When director Don Scardino and his screenwriting duo Jonathan Goldstein and John Francis Daley  are nailing punchlines and taking cracks at old magic vs. new magic, inflated egos, and stage show cheesiness, The Incredible Burt Wonderstone lifts off. Add the timing and delivery from Steve Carell and Jim Carrey – two comically trained actors – and the film is a delight to watch. However, Goldstein and Daley take a few screenwriting turns that don’t always benefit the film and, in fact, dampens the middle section of their comedy.

But first, the main attractions. Steve Carell usually plays an oblivious bumbling fool and plays that role quite well. With the role of Burt Wonderstone, Carell is asked to play a more arrogant and mean version of this bumbling fool. The results are uneven, but much like the film itself, when he’s in his element, he’s very funny.

Here’s the thing with Steve Carell. I appreciate the actor wanting to take on different roles. We’ve seen this variety in Dan in Real Life and with Little Miss Sunshine. In broad comedies and in NBC’s The Office, he plays that type of loveable nitwit so well, that it’s a shame to see him stuck with a character who practically begs moviegoers to  hate him.

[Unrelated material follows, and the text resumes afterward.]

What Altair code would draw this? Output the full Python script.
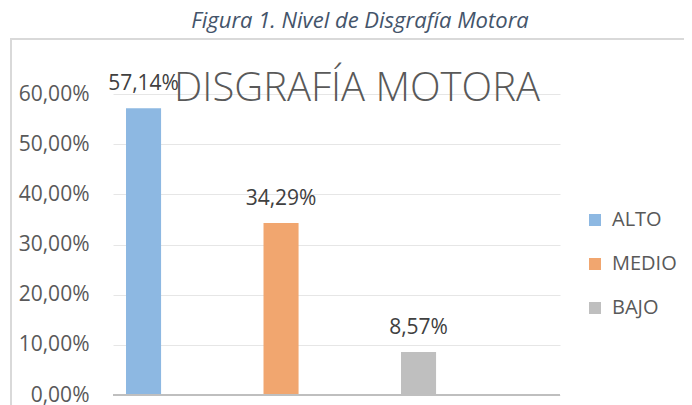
import altair as alt
import pandas as pd

categories = ["ALTO", "MEDIO", "BAJO"]
values = [0.5714, 0.3429, 0.0857]
colors = ["#8DB8E2", "#F1A66F", "#BFBFBF"]
y_ticks = [0, 0.1, 0.2, 0.3, 0.4, 0.5, 0.6]
caption = "Figura 1. Nivel de Disgrafía Motora"
chart_title = "DISGRAFÍA MOTORA"

df = pd.DataFrame({"cat": categories, "val": values})
FONT = "Open Sans"

x = alt.X("cat:N", sort=categories, axis=None,
          scale=alt.Scale(paddingInner=0.745, paddingOuter=0.498, align=0.095))
y = alt.Y("val:Q", scale=alt.Scale(domain=[0, 0.6], nice=False, zero=True),
          axis=alt.Axis(values=y_ticks,
                        labelExpr="replace(format(datum.value, '.2%'), '.', ',')",
                        title=None, domain=False, ticks=False, labelPadding=24,
                        labelFontSize=21, labelColor="#595959", labelFont=FONT,
                        gridColor="#E6E6E6", gridWidth=1))

border = alt.Chart(pd.DataFrame({"k": [0]})).mark_rect(
    fill=None, stroke="#D9D9D9", strokeWidth=2
).encode(x=alt.value(-102), x2=alt.value(620), y=alt.value(-55), y2=alt.value(340))

bars = alt.Chart(df).mark_bar().encode(
    x=x, y=y,
    color=alt.Color("cat:N", sort=categories,
                    scale=alt.Scale(domain=categories, range=colors),
                    legend=alt.Legend(orient="none", legendX=472, legendY=116, title=None,
                                      symbolType="square", symbolSize=144, symbolStrokeWidth=0,
                                      labelFontSize=20, labelColor="#595959", labelFont=FONT,
                                      rowPadding=24, labelOffset=7))
)

baseline = alt.Chart(pd.DataFrame({"v": [0]})).mark_rule(color="#BFBFBF", strokeWidth=2).encode(
    y="v:Q", x=alt.value(0), x2=alt.value(447)
)

labels = alt.Chart(df).transform_calculate(
    lbl="replace(format(datum.val, '.2%'), '.', ',')"
).mark_text(dy=-24, baseline="middle", fontSize=21, color="#404040", font=FONT).encode(
    x=x, y=y, text="lbl:N"
)

title_df = pd.DataFrame({"t": [chart_title]})
title_txt = alt.Chart(title_df).mark_text(
    fontSize=40, font=FONT, fontWeight=300, color="#595959", align="center", baseline="alphabetic"
).encode(x=alt.value(244), y=alt.value(7), text="t:N")

cap_df = pd.DataFrame({"t": [caption]})
cap_txt = alt.Chart(cap_df).mark_text(
    fontSize=22, font=FONT, fontStyle="italic", color="#44546A", align="center", baseline="alphabetic"
).encode(x=alt.value(247), y=alt.value(-66), text="t:N")

chart = alt.layer(border, bars, baseline, labels, title_txt, cap_txt).properties(
    width=447, height=301,
    autosize=alt.AutoSizeParams(type="none"),
    padding={"left": 105, "top": 86, "right": 124, "bottom": 10},
).configure_view(stroke=None)

chart.save("out.html", embed_options={"renderer": "svg", "actions": False})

Burt Wonderstone is a man-child who gets cranky and overreacts and it’s occasionally funny; with the best showcase featuring him and his partner Anton Marvelton (played by an amusing and well cast Steve Buscemi) performing an endurance trick in a dangling glass box. But, when Burt is at his worst, audience’s won’t understand why Wonderstone is acting childish to this degree as well as why he’s so unaware of how he rudely treats others.

This makes things especially difficult to grasp onto when Wonderstone and Marvelton have a falling out, to which the film ditches broad comedy and goes for a more emotional route about a struggling entertainer trying to re-establish himself.

Laughs are still to be had, especially when Wonderstone meets up with his mentor Rance Holloway (played by Alan Arkin), but these soggy scenes feel out of place in something that really should be more of a riotous rivalry story between duelling magicians.

Which brings me to Wonderstone’s worst enemy: Steve Gray (played with gusto by Jim Carrey). Carrey is the definition of a scene stealer with the role that’s supposed to resemble other shock entertainers – such as Mindfreak’s Criss Angel.

He’s sensationally funny and it’s a clear example of why Carrey is a brilliant comedic actor when given a character he’s allowed to have fun with. When Carrey was on the sketch show In Living Color, he would push himself to make certain characters resonate. He would warp his physicality and flesh out a seemingly flat sketch persona into something truly original and bizarre.

Gray feels like a lost In Living Color character. He’s a physical, violent enigma that allows Carrey to elongate his blowhard, nonsensical speeches and then follow it up with well-timed physical comedy. He’s able to take the perfect amount of pauses and balance out all the screams and facial manipulations. It’s a return to form for a comedy legend who is still aware of good character mechanics.

The Incredible Burt Wonderstone is successful as a comedy, but could’ve easily been a  lot better. The introduction to Burt Wonderstone and to the Wonderstone/Marvelton stage show is well played and Carrey is a comic force, however, it’s frustrating to be presented with such interesting, hilarious scenarios – and especially with a character like Steve Gray – only to be pulled out of that scenario and thrown into Burt Wonderstone’s story that is dripping with sentimentality – which is something I’d appreciate in one of Carell’s dramedies, but not here.